IMPACT OF INVESTORS SENTIMENT ON IPO PERFORMANCE: EVIDENCE FROM NASDAQ AND NYSE

Purpose- The paper explores the correlation between investors’ sentiment, underpricing and performance over a period of 36 months of newly issued American stocks with a sample of 199 newly listed firms on NASDAQ and NYSE within the period of January 2015 to April 2021. IPOs listed on US stock exchanges have received little attention even though anomalies related to new stock issues are well documented. We aim to fill the existing academic gap. Methodology- We have hypothesized investor sentiment as the potential explaining variable inducing the anomalies observed and we extract this variable from the American Association of Individual Investors1 survey results per the nearest date of each IPO issue. We compute the returns in two separate timeframes. The Market Adjusted Initial Returns (MAIRs) are computed as the price change observed during the offer day, adjusted to the S&P500 index. We investigate long-term performance by calculating the Buy-and-Hold Abnormal Return (BHARs) of each IPO for a period of 36months. The company characteristics, which are age, proceeds, number of issued shares, venture capital backing status and economic sector, are retrieved from Thomson Reuter’s screens to control on IPO pricing. Then we use a regression model to see whether the predictor variable has an effect on the outcome variable. Findings- We found that the correlation between the bullish ratio and the MAIRs confirms results found in previous literature and no relationship between investor sentiment and long run performance have been observed.
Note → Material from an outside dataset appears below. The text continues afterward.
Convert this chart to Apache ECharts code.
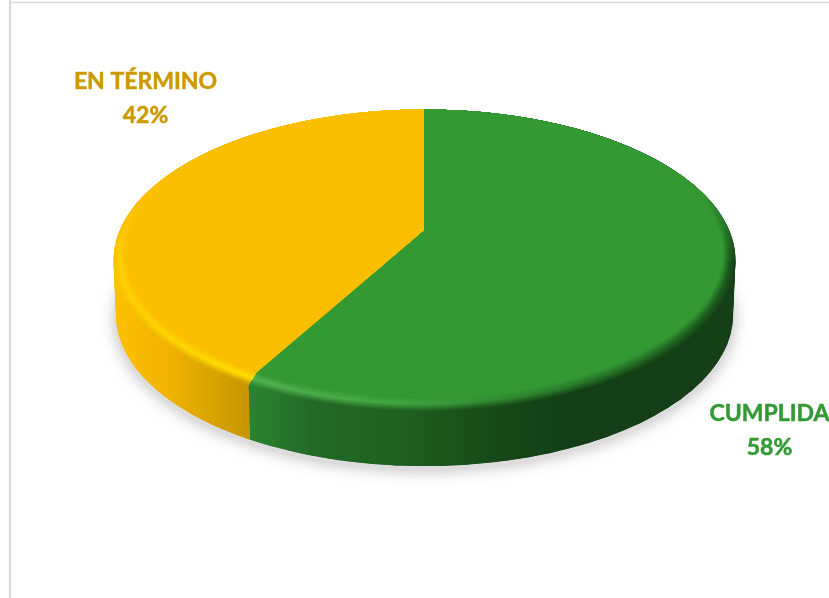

Conclusion- We conclude that on American stock markets, the existing underpricing can be explained by investors overreacting to new issues while findings relative to the long run performance contradict earlier research, as there is no evidence of underperformance among companies that went public between January 2015 and April 2021. Further research can be oriented toward understand why the documented poor performance related to IPOs no longer exists, as well as the particular characteristics of US markets which are favorable to the profitability of the new issues in the long-term.